Folks, before asking for it, make sure you can articulate how discovery into the plaintiff’s use of social networking sites is “reasonably calculated to lead to the discovery of admissible evidence.”
That’s the lesson of this new New York appellate case, McCann v. Harleysville Insurance Co., CA 10-00612, slip op. (N.Y.A.D. 4th Dept. Nov. 12, 2010). Don’t be like the (because we’re a defense-side blog, we’ll omit the adjectives we’re tempted to type) defendant in McCann, and just rotely demand a blanket “authorization for plaintiff’s Facebook account.” Slip op. at 1. You might well get back one of these:
We conclude . . . that the Supreme Court properly denied defendant’s motion “as overly broad,” without prejudice “to service of new, proper discovery demands.”
Id.
Why? Well, courts still aren’t comfortable with how to treat all this new-fangled stuff. We don’t think it’s any different than a plaintiff keeping a diary and letting other people read it. But courts might, so be careful out there – Facebook isn’t (yet) like a plaintiff’s medical records where relevance and discoverability is presumed. A defendant can get back the same type of “fishing expedition” objection that our side makes (or would like to make) in personal injury litigation:
Indeed, defendant essentially sought permission to conduct “a fishing expedition” into plaintiff’s Facebook account based on the mere hope of finding relevant evidence.
Slip op. at 1-2 (this is one of the N.Y.A.D.’s typically cryptic memorandum opinions; we’re doing the best we can).

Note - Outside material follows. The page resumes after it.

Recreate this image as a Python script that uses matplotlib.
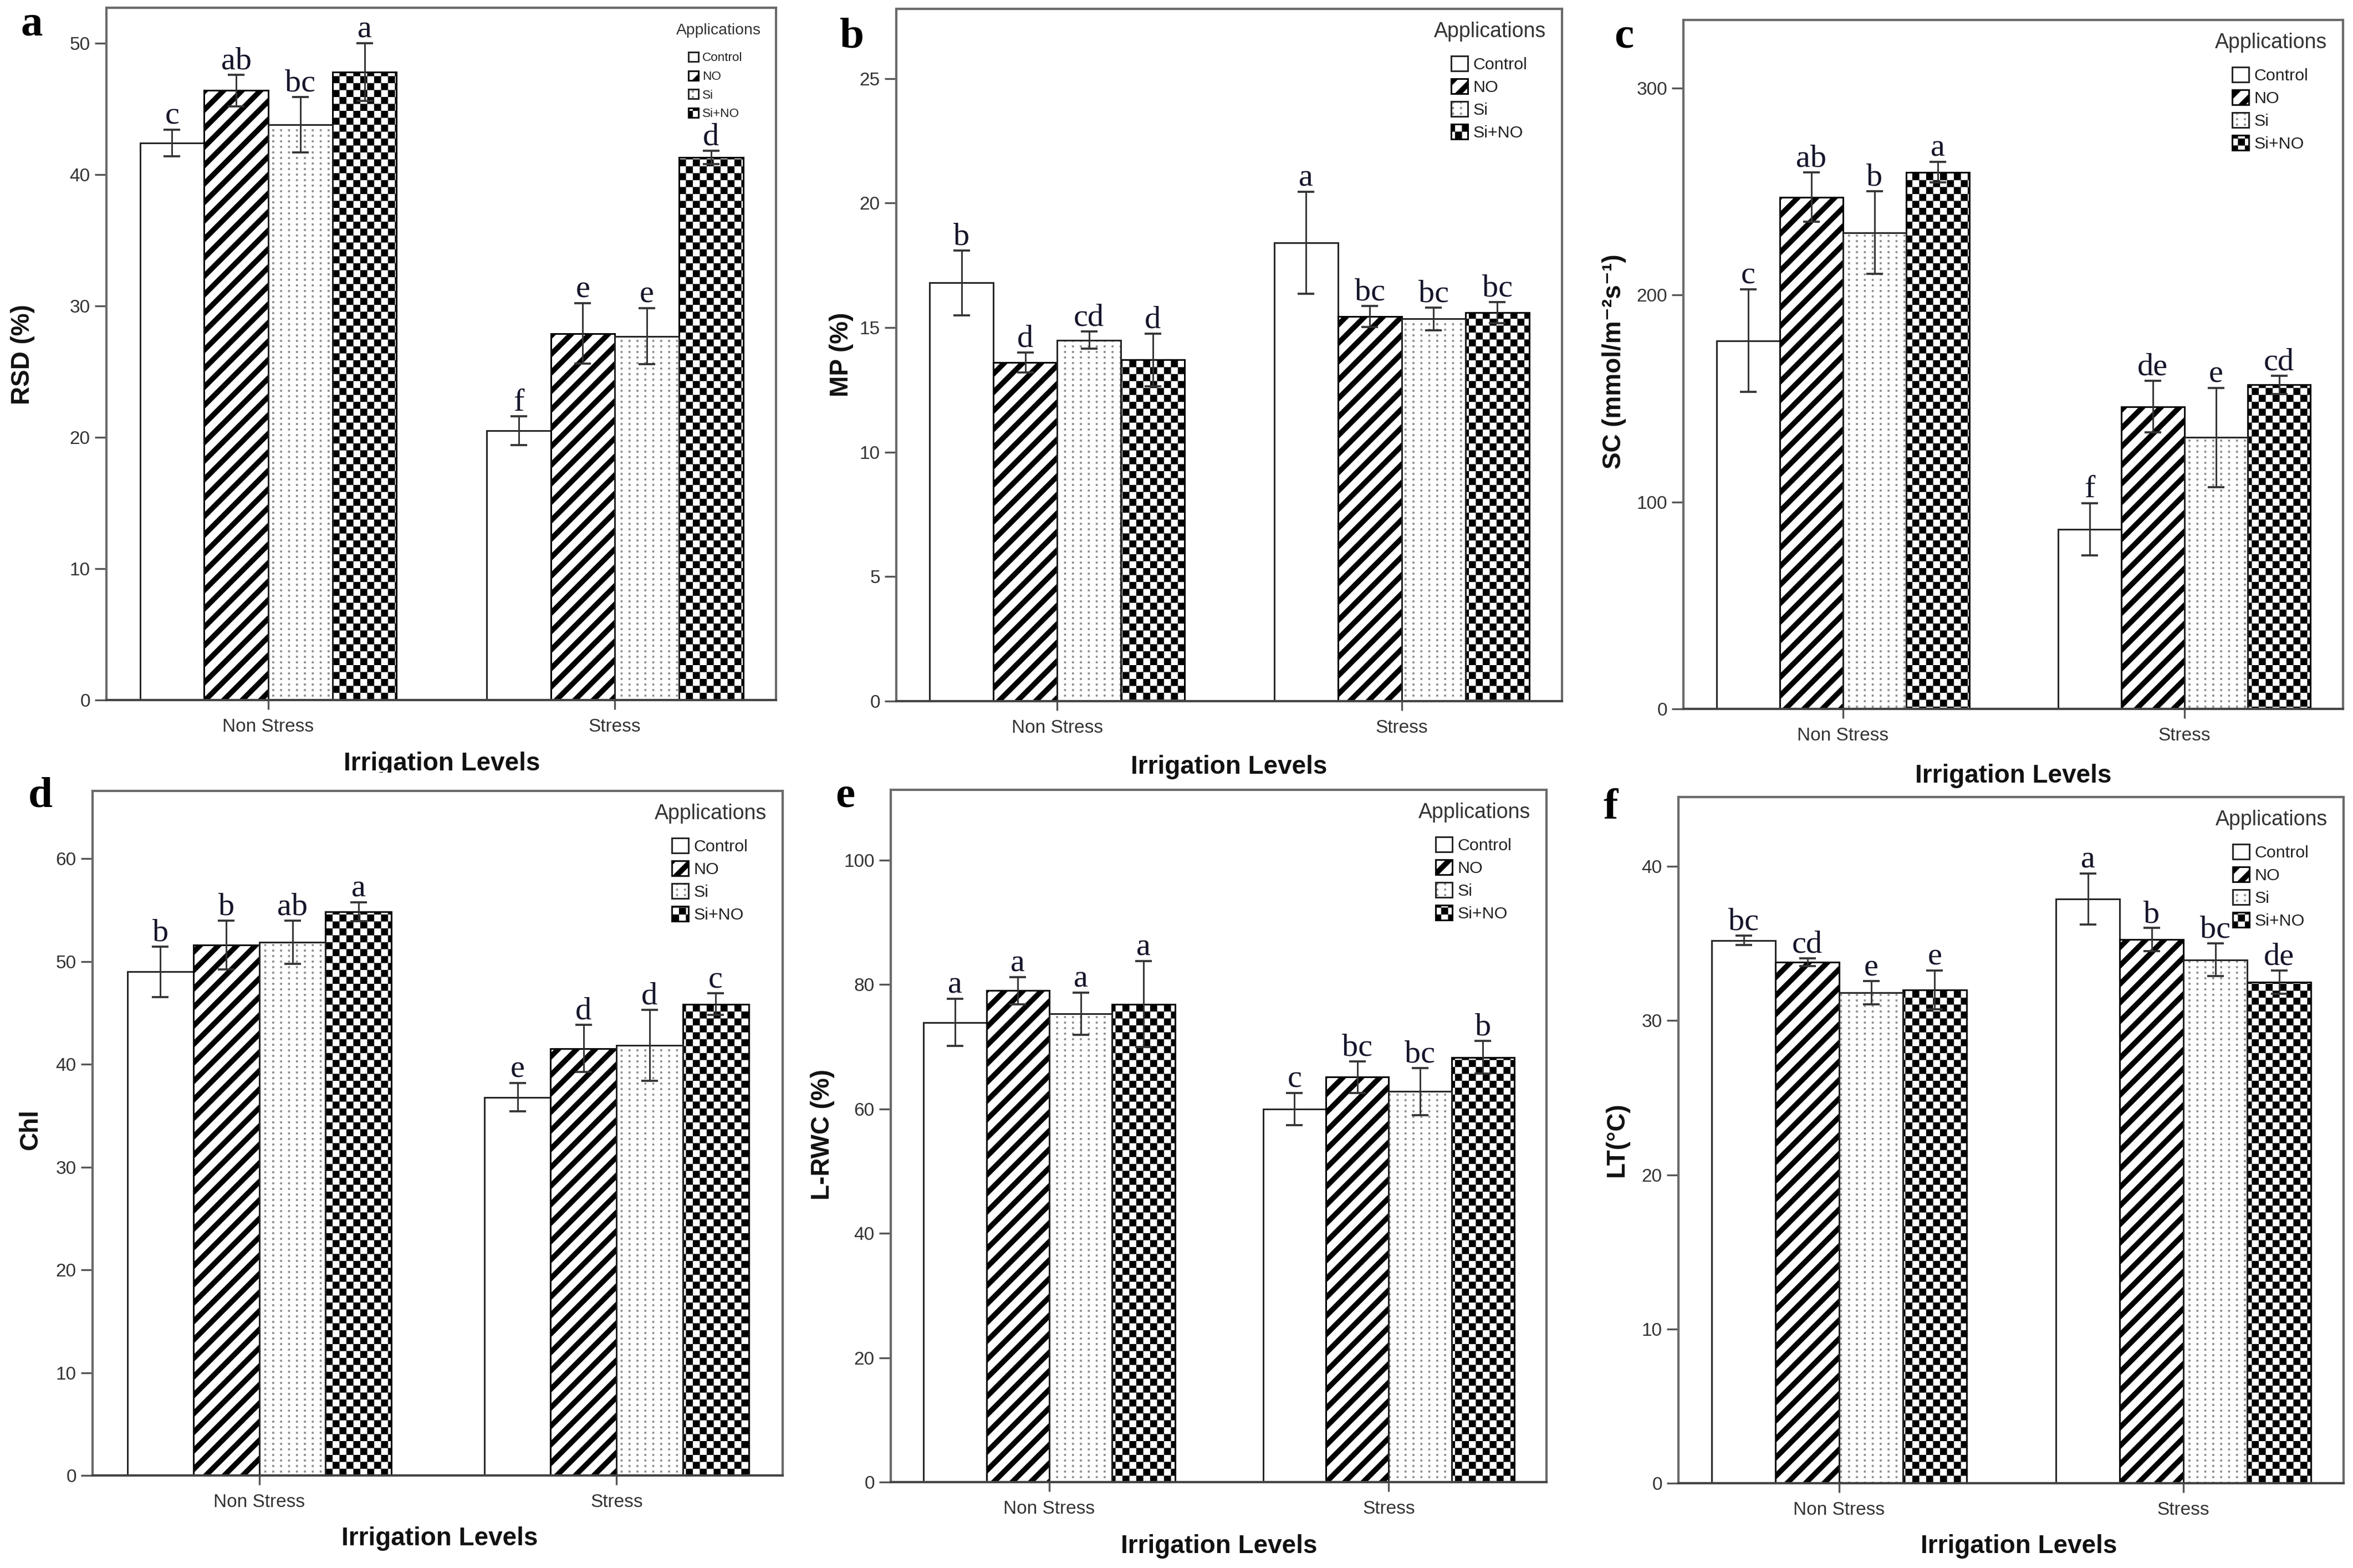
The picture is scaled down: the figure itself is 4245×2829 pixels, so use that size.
import numpy as np
import matplotlib
matplotlib.use('Agg')
import matplotlib.pyplot as plt
import matplotlib.hatch as mhatch
from matplotlib.path import Path
from matplotlib.patches import Rectangle
from matplotlib.legend_handler import HandlerTuple

# 데이터 - 각 리스트는 [Non Stress, Stress]
groups = ['Non Stress', 'Stress']
treatments = ['Control', 'NO', 'Si', 'Si+NO']

rsd_mean = [[42.4, 20.5], [46.4, 27.9], [43.8, 27.7], [47.8, 41.3]]
rsd_err = [[1.0, 1.1], [1.2, 2.3], [2.1, 2.15], [2.2, 0.5]]
rsd_let = [['c', 'f'], ['ab', 'e'], ['bc', 'e'], ['a', 'd']]

mp_mean = [[16.8, 18.4], [13.6, 15.45], [14.5, 15.35], [13.7, 15.6]]
mp_err = [[1.3, 2.05], [0.4, 0.42], [0.35, 0.45], [1.05, 0.42]]
mp_let = [['b', 'a'], ['d', 'bc'], ['cd', 'bc'], ['d', 'bc']]

sc_mean = [[178, 86.8], [247.4, 146.1], [230.2, 131.2], [259.4, 156.6]]
sc_err = [[24.7, 12.7], [12.0, 12.4], [20.0, 24.0], [5.0, 4.3]]
sc_let = [['c', 'f'], ['ab', 'de'], ['b', 'e'], ['a', 'cd']]

chl_mean = [[49.0, 36.8], [51.6, 41.55], [51.9, 41.85], [54.85, 45.85]]
chl_err = [[2.45, 1.38], [2.36, 2.3], [2.1, 3.45], [0.9, 1.04]]
chl_let = [['b', 'e'], ['b', 'd'], ['ab', 'd'], ['a', 'c']]

rwc_mean = [[73.9, 60.0], [79.0, 65.1], [75.3, 62.8], [76.85, 68.3]]
rwc_err = [[3.8, 2.6], [2.2, 2.5], [3.35, 3.8], [6.9, 2.6]]
rwc_let = [['a', 'c'], ['a', 'bc'], ['a', 'bc'], ['a', 'b']]

lt_mean = [[35.2, 37.9], [33.8, 35.25], [31.8, 33.95], [32.0, 32.5]]
lt_err = [[0.3, 1.65], [0.25, 0.75], [0.75, 1.07], [1.25, 0.76]]
lt_let = [['bc', 'a'], ['cd', 'b'], ['e', 'bc'], ['e', 'de']]


# 체크무늬 / 점무늬 해치 (matplotlib 기본 해치에 없음)
class CheckerHatch(mhatch.HatchPatternBase):
    def __init__(self, hatch, density):
        n = int(hatch.count('O') * density)
        self.n = n + (n % 2)
        self.num_vertices = (self.n * self.n // 2) * 5

    def set_vertices_and_codes(self, vertices, codes):
        n = self.n
        s = 1.0 / n
        ii, jj = np.meshgrid(np.arange(n), np.arange(n))
        keep = ((ii + jj) % 2 == 0).ravel()
        x0 = ii.ravel()[keep] * s
        y0 = jj.ravel()[keep] * s
        sq = np.array([[0, 0], [s, 0], [s, s], [0, s], [0, 0]])
        v = sq[None, :, :] + np.stack([x0, y0], 1)[:, None, :]
        vertices[:] = v.reshape(-1, 2)
        c = [Path.MOVETO, Path.LINETO, Path.LINETO, Path.LINETO, Path.CLOSEPOLY]
        codes[:] = np.tile(c, len(x0))


class GridDots(mhatch.HatchPatternBase):
    def __init__(self, hatch, density):
        c = hatch.count('.')
        self.nx = 7 * c
        self.ny = 10 * c
        self.num_vertices = self.nx * self.ny * 5

    def set_vertices_and_codes(self, vertices, codes):
        d = 0.0085
        xs = (np.arange(self.nx) + 0.5) / self.nx
        ys = (np.arange(self.ny) + 0.5) / self.ny
        X, Y = np.meshgrid(xs, ys)
        sq = np.array([[-d, -d], [d, -d], [d, d], [-d, d], [-d, -d]]) / 2
        v = sq[None, :, :] + np.stack([X.ravel(), Y.ravel()], 1)[:, None, :]
        vertices[:] = v.reshape(-1, 2)
        c = [Path.MOVETO, Path.LINETO, Path.LINETO, Path.LINETO, Path.CLOSEPOLY]
        codes[:] = np.tile(c, X.size)


mhatch._hatch_types[:] = [t for t in mhatch._hatch_types
                          if t not in (mhatch.LargeCircles, mhatch.SmallFilledCircles)]
mhatch._hatch_types += [CheckerHatch, GridDots]

HATCH_LW = {'NO': 2.3, 'Si': 0.25, 'Si+NO': 0.05}


def hatch_lw(patch, lw):
    # 버전마다 해치 선굵기 읽는 곳이 달라서 전부 설정
    if hasattr(patch, 'set_hatch_linewidth'):
        patch.set_hatch_linewidth(lw)
    patch._hatch_linewidth = lw
    orig = patch.draw

    def draw(renderer, _orig=orig, _lw=lw):
        with plt.rc_context({'hatch.linewidth': _lw}):
            _orig(renderer)
    patch.draw = draw


plt.rcParams['font.family'] = ['Liberation Sans', 'DejaVu Sans']
SERIF = ['Liberation Serif', 'DejaVu Serif']

W, H = 4245, 2829
fig = plt.figure(figsize=(W / 300, H / 300), dpi=300)

panels = [
    dict(mean=rsd_mean, err=rsd_err, let=rsd_let, ylabel='RSD (%)', ymax=52.7,
         ticks=[0, 10, 20, 30, 40, 50], tag='a', small=True),
    dict(mean=mp_mean, err=mp_err, let=mp_let, ylabel='MP (%)', ymax=27.8,
         ticks=[0, 5, 10, 15, 20, 25], tag='b', small=False),
    dict(mean=sc_mean, err=sc_err, let=sc_let, ylabel='SC (mmol/m\u207b\u00b2s\u207b\u00b9)', ymax=333,
         ticks=[0, 100, 200, 300], tag='c', small=False),
    dict(mean=chl_mean, err=chl_err, let=chl_let, ylabel='Chl', ymax=66.6,
         ticks=[0, 10, 20, 30, 40, 50, 60], tag='d', small=False),
    dict(mean=rwc_mean, err=rwc_err, let=rwc_let, ylabel='L-RWC (%)', ymax=111.3,
         ticks=[0, 20, 40, 60, 80, 100], tag='e', small=False),
    dict(mean=lt_mean, err=lt_err, let=lt_let, ylabel='LT(\u00b0C)', ymax=44.5,
         ticks=[0, 10, 20, 30, 40], tag='f', small=False),
]

# 배치 (픽셀): 축 박스, 패널 글자, y라벨, x라벨 위치
boxes = [(192, 14, 1400, 1263), (1617, 16, 2818, 1265), (3037, 36, 4227, 1279),
         (167, 1427, 1412, 2662), (1607, 1425, 2790, 2674), (3028, 1438, 4228, 2676)]
tag_pos = [(57, 63), (1537, 86), (2930, 85), (73, 1456), (1525, 1456), (2906, 1477)]
ylab_pos = [(41, 640), (1518, 640), (2912, 652), (55, 2038), (1484, 2047), (2917, 2056)]
xlab_pos = [(797, 1378), (2217, 1384), (3632, 1400), (793, 2776), (2199, 2790), (3642, 2790)]

bw = 0.185
offs = (np.arange(4) - 1.5) * bw
x = np.arange(len(groups))

for p, (l, t, r, b), tp, yp, xp in zip(panels, boxes, tag_pos, ylab_pos, xlab_pos):
    ax = fig.add_axes([l / W, 1 - b / H, (r - l) / W, (b - t) / H])
    handles = []
    for k, tr in enumerate(treatments):
        xs = x + offs[k]
        m = p['mean'][k]
        with plt.rc_context({'hatch.linewidth': HATCH_LW.get(tr, 1.0)}):
            if tr == 'Control':
                c = ax.bar(xs, m, bw, color='white', edgecolor='#222222', lw=0.7, zorder=2)
                h = c
            elif tr == 'NO':
                c = ax.bar(xs, m, bw, color='white', edgecolor='black', hatch='///', lw=0.7, zorder=2)
                h = c
            elif tr == 'Si':
                c = ax.bar(xs, m, bw, color='white', edgecolor='#8c8c8c', hatch='...', lw=0.0, zorder=2)
                c2 = ax.bar(xs, m, bw, fill=False, edgecolor='#222222', lw=0.7, zorder=2.1)
                h = (c, c2)
            else:
                c = ax.bar(xs, m, bw, color='white', edgecolor='black', hatch='OOOO', lw=0.7, zorder=2)
                h = c
        if tr in HATCH_LW:
            for bar in c:
                hatch_lw(bar, HATCH_LW[tr])
        handles.append(h)
        ax.errorbar(xs, m, yerr=p['err'][k], fmt='none', ecolor='#333333',
                    elinewidth=0.7, capsize=3.5, capthick=0.9, zorder=3)
        for xi, mi, ei, lt in zip(xs, m, p['err'][k], p['let'][k]):
            ax.annotate(lt, xy=(xi, mi + ei), xytext=(0, 2.5), textcoords='offset points',
                        ha='center', va='baseline', fontsize=14, family=SERIF,
                        color='#15152b', zorder=4)

    ax.set_xlim(-0.467, 1.465)
    ax.set_ylim(0, p['ymax'])
    ax.set_yticks(p['ticks'])
    ax.set_xticks(x)
    ax.set_xticklabels(groups)
    ax.tick_params(axis='y', direction='out', length=5, width=0.8, color='#555555',
                   pad=2, labelsize=8, labelcolor='#333333')
    ax.tick_params(axis='x', direction='inout', length=8, width=0.8, color='#555555',
                   pad=4, labelsize=8, labelcolor='#333333')
    for s in ax.spines.values():
        s.set_color('#6a6a6a')
        s.set_linewidth(1.0)
    ax.spines['bottom'].set_color('#444444')

    # 범례: 제목은 따로, 항목은 오른쪽 위에 붙임
    if p['small']:
        tfs, lfs, hs, lsp = 6.8, 5.4, 0.8, 0.54
        title_xy = (r - 104, t + 41)
        leg_xy = (r - 158, t + 80)
    else:
        tfs, lfs, hs, lsp = 9.0, 7.3, 1.0, 0.36
        title_xy = (r - 130, t + 41)
        leg_xy = (r - 200, t + 85)
    leg = ax.legend(handles, treatments, loc='upper left', frameon=False,
                    bbox_to_anchor=(leg_xy[0] / W, 1 - leg_xy[1] / H),
                    bbox_transform=fig.transFigure, fontsize=lfs,
                    handlelength=hs, handleheight=hs, handletextpad=0.3,
                    labelspacing=lsp, borderaxespad=0, borderpad=0,
                    handler_map={tuple: HandlerTuple(ndivide=1)})
    for txt in leg.get_texts():
        txt.set_color('#222222')
    for hnd, tr in zip(leg.legend_handles, treatments):
        if tr in HATCH_LW:
            hatch_lw(hnd, HATCH_LW[tr])
    fig.text(title_xy[0] / W, 1 - title_xy[1] / H, 'Applications', ha='center', va='center',
             fontsize=tfs, color='#333333')

    fig.text(tp[0] / W, 1 - tp[1] / H, p['tag'], ha='center', va='baseline',
             fontsize=19, fontweight='bold', family=SERIF, color='black')
    fig.text(yp[0] / W, 1 - yp[1] / H, p['ylabel'], rotation=90, ha='center', va='center',
             fontsize=11, fontweight='bold', color='#111111')
    fig.text(xp[0] / W, 1 - xp[1] / H, 'Irrigation Levels', ha='center', va='center',
             fontsize=11, fontweight='bold', color='#111111')

# 원본에서 a 패널의 x축 제목 아랫부분이 잘려 있음
fig.patches.append(Rectangle((450 / W, 1 - 1420 / H), 700 / W, 26 / H,
                             transform=fig.transFigure, facecolor='white',
                             edgecolor='none', zorder=5))

fig.savefig('out.png', dpi=300, facecolor='white')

Still, even for a defendant caught out not being able to justify an overly ambitious discovery request, all was not lost. The McCann court vacated a protective order that the trial court (that’s a “Supreme Court” in New York’s peculiar parlance) had entered. Facebook material is not categorically exempt from discovery, once a defendant is able to articulate a plausible reason: “Under the circumstances presented here, the court
abused its discretion in prohibiting defendant from seeking disclosure of plaintiff’s Facebook account at a future date.” Slip op. at 2.
That really shouldn’t be too hard to do, if a defendant in a serious personal injury action simply takes the time to look at the public portions of the account – as a more diligent defendant did in the McMillan case we recently discussed. If the plaintiff is posting about, for example, anything that arguably concerns some activity that the complaint claims s/he’s no longer able to do as well as before – that should be all that’s necessary. But as McCann reminds us, ya gotta bring something to the table.